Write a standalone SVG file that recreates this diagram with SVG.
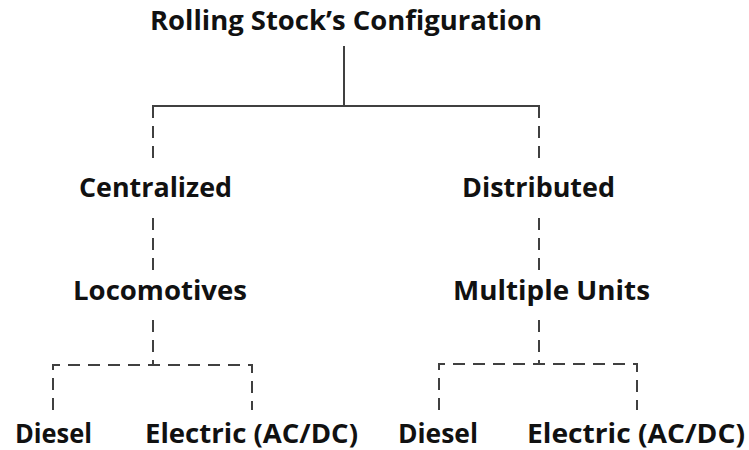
<svg xmlns="http://www.w3.org/2000/svg" width="749" height="450" viewBox="0 0 749 450">
<style>
.bg{fill:#ffffff}
.t{font-family:"Open Sans","Liberation Sans",sans-serif;font-weight:700;font-size:26px;fill:#111111}
.s{stroke:#404040;stroke-width:2;fill:none}
.d{stroke:#404040;stroke-width:2;fill:none;stroke-dasharray:12 8}
</style>
<rect class="bg" x="0" y="0" width="749" height="450"/>
<g id="connectors">
<line class="s" x1="344" y1="46" x2="344" y2="106"/>
<line class="s" x1="152" y1="106" x2="540" y2="106"/>
<line class="d" x1="153" y1="106" x2="153" y2="162"/>
<line class="d" x1="153" y1="218" x2="153" y2="272"/>
<line class="d" x1="153" y1="320" x2="153" y2="365"/>
<path class="d" d="M53,410 V365 H252 V410"/>
<line class="d" x1="539" y1="106" x2="539" y2="162"/>
<line class="d" x1="539" y1="218" x2="539" y2="272"/>
<line class="d" x1="539" y1="320" x2="539" y2="364"/>
<path class="d" d="M439,410 V364 H637 V410"/>
</g>
<g id="root"><text class="t" x="150" y="30" textLength="392" lengthAdjust="spacingAndGlyphs">Rolling Stock’s Configuration</text></g>
<g id="centralized"><text class="t" x="79" y="197" textLength="153" lengthAdjust="spacingAndGlyphs">Centralized</text></g>
<g id="locomotives"><text class="t" x="73" y="300" textLength="174" lengthAdjust="spacingAndGlyphs">Locomotives</text></g>
<g id="distributed"><text class="t" x="462" y="197" textLength="153" lengthAdjust="spacingAndGlyphs">Distributed</text></g>
<g id="multiple-units"><text class="t" x="453" y="300" textLength="197" lengthAdjust="spacingAndGlyphs">Multiple Units</text></g>
<g id="diesel-left"><text class="t" x="15" y="443" textLength="77" lengthAdjust="spacingAndGlyphs">Diesel</text></g>
<g id="electric-left"><text class="t" x="145" y="443" textLength="213" lengthAdjust="spacingAndGlyphs">Electric (AC/DC)</text></g>
<g id="diesel-right"><text class="t" x="398" y="443" textLength="80" lengthAdjust="spacingAndGlyphs">Diesel</text></g>
<g id="electric-right"><text class="t" x="527" y="443" textLength="218" lengthAdjust="spacingAndGlyphs">Electric (AC/DC)</text></g>
</svg>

- **EXERCISE DETAILS**:
Quote each line of the listing exactly, but leave the pictures out.

- **SOLUTION FOR THIS EXERCISE**:
Write a standalone SVG file that recreates this diagram with SVG.
<svg xmlns="http://www.w3.org/2000/svg" width="749" height="450" viewBox="0 0 749 450">
<style>
.bg{fill:#ffffff}
.t{font-family:"Open Sans","Liberation Sans",sans-serif;font-weight:700;font-size:26px;fill:#111111}
.s{stroke:#404040;stroke-width:2;fill:none}
.d{stroke:#404040;stroke-width:2;fill:none;stroke-dasharray:12 8}
</style>
<rect class="bg" x="0" y="0" width="749" height="450"/>
<g id="connectors">
<line class="s" x1="344" y1="46" x2="344" y2="106"/>
<line class="s" x1="152" y1="106" x2="540" y2="106"/>
<line class="d" x1="153" y1="106" x2="153" y2="162"/>
<line class="d" x1="153" y1="218" x2="153" y2="272"/>
<line class="d" x1="153" y1="320" x2="153" y2="365"/>
<path class="d" d="M53,410 V365 H252 V410"/>
<line class="d" x1="539" y1="106" x2="539" y2="162"/>
<line class="d" x1="539" y1="218" x2="539" y2="272"/>
<line class="d" x1="539" y1="320" x2="539" y2="364"/>
<path class="d" d="M439,410 V364 H637 V410"/>
</g>
<g id="root"><text class="t" x="150" y="30" textLength="392" lengthAdjust="spacingAndGlyphs">Rolling Stock’s Configuration</text></g>
<g id="centralized"><text class="t" x="79" y="197" textLength="153" lengthAdjust="spacingAndGlyphs">Centralized</text></g>
<g id="locomotives"><text class="t" x="73" y="300" textLength="174" lengthAdjust="spacingAndGlyphs">Locomotives</text></g>
<g id="distributed"><text class="t" x="462" y="197" textLength="153" lengthAdjust="spacingAndGlyphs">Distributed</text></g>
<g id="multiple-units"><text class="t" x="453" y="300" textLength="197" lengthAdjust="spacingAndGlyphs">Multiple Units</text></g>
<g id="diesel-left"><text class="t" x="15" y="443" textLength="77" lengthAdjust="spacingAndGlyphs">Diesel</text></g>
<g id="electric-left"><text class="t" x="145" y="443" textLength="213" lengthAdjust="spacingAndGlyphs">Electric (AC/DC)</text></g>
<g id="diesel-right"><text class="t" x="398" y="443" textLength="80" lengthAdjust="spacingAndGlyphs">Diesel</text></g>
<g id="electric-right"><text class="t" x="527" y="443" textLength="218" lengthAdjust="spacingAndGlyphs">Electric (AC/DC)</text></g>
</svg>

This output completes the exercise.